Schneider Buchel LLP Blog

Thursday, July 21, 2016

What to do When a Resident Doesn’t like Your Co-Ops New Rules

What would you do if a member of your co-op was allowing friends, family members, and guests to stay at their apartment while they were away on long business trips? What if that member’s residence had been the subject of noise complaints in the past? Would you change the rules to prevent apartments from being occupied when the owner is not present? One Central Park West co-op did just that, and now they are being sued by their unhappy member… Madonna. 

According to the NY Daily News, the co-op Madonna is a part of, Harperly Hall, recently changed its rules to prevent apartments from being occupied when their owner is not present. Madonna is asking a court to exempt her from the new rule so other people can live at her apartment while she is on tour, or is otherwise not present.

These Lawsuits are in “Vogue”

Madonna is not the only co-op resident in New York City and the surrounding area that is upset about rule changes. We regularly represent co-ops who are being sued by residents who are unhappy the rules they live by are changing

We are actually seeing a lot of these suits right now as co-ops amend their rules to address emerging problems. For example, many co-ops are making new rules that bar residents from renting out their apartment on Airbnb. Others are dealing with the thorny issue of where to draw the line when it comes to support animals.

Make Sure You Know How to “Express Yourself” Properly  

Co-op boards should realize that when they tackle a tricky issue, they are going to have to deal with people who are upset with the outcome, and that will often mean fighting a lawsuit. So, take a step back and think, “What evidence do we need to win a lawsuit over this decision?” and work your way backwards from that point.

There are basically three things that you are always going to want to have:

  • A copy of the co-op policy governing rule changes
  • Documents/video/whatever showing that the policy was followed
  • Copies of communication between the co-op board and the residents

Madonna’s suit is a good illustration of why these elements are important. She is claiming that rule changes have to be made by a two-thirds vote of all shareholders, but that she, as a shareholder, was not informed of the vote. She also claims that when she asked for information about the vote that had been held, only got part of the information she requested.

Even If You Get Sued, There is a “Ray of Light”

Getting sued for making tough decisions is no fun. It’s a huge hassle, and it can be a huge expense.
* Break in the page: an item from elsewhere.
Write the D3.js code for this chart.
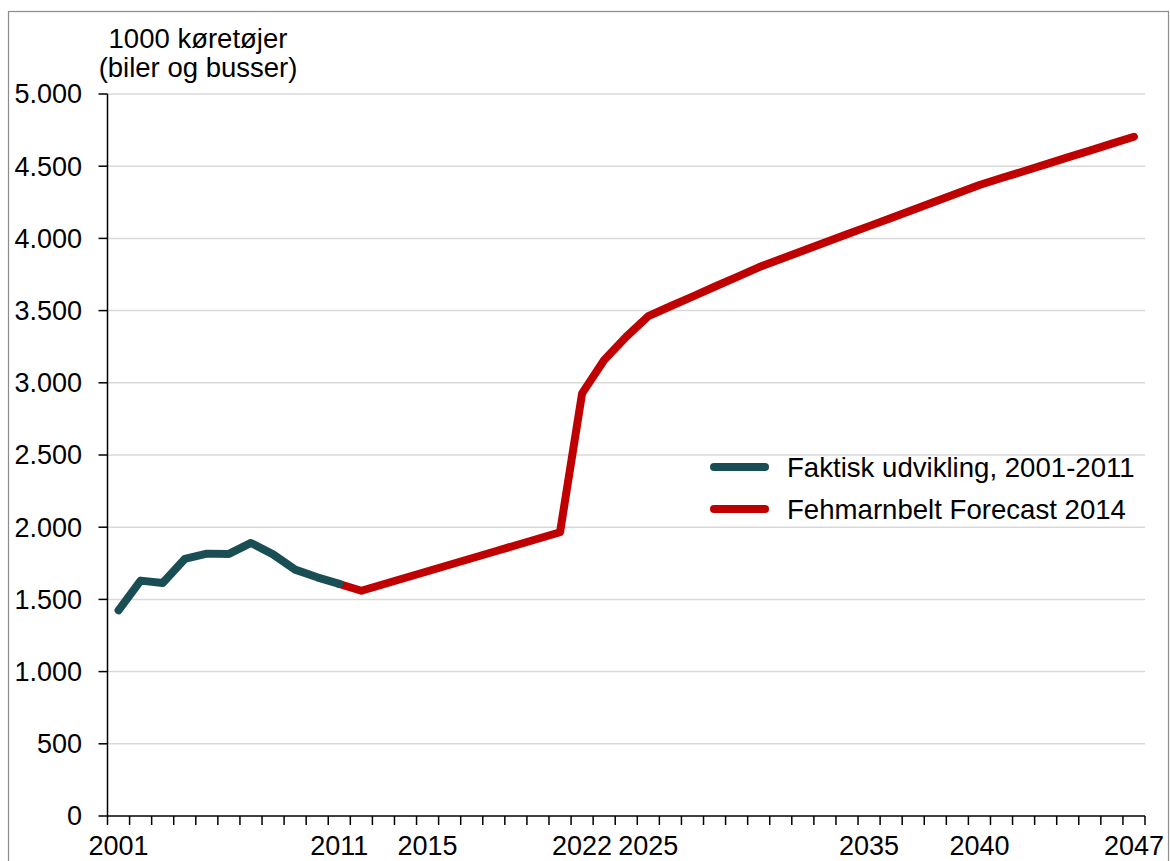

However, most co-op boards will also have put fee-shifting rules in place so that residents who unsuccessfully sue the co-op are on the hook for all the legal fees - theirs and the boards. (There is evidence of this in Madonna’s case as well, since she is asking the court to waive the fee provision currently in place.)

Putting fee-shifting provisions in place discourages litigation because residents know unless they have a slam dunk case, they could be spending a lot of money to take their arguments with the co-op to court. This can help speed up the settlement of even the most contentious disagreements.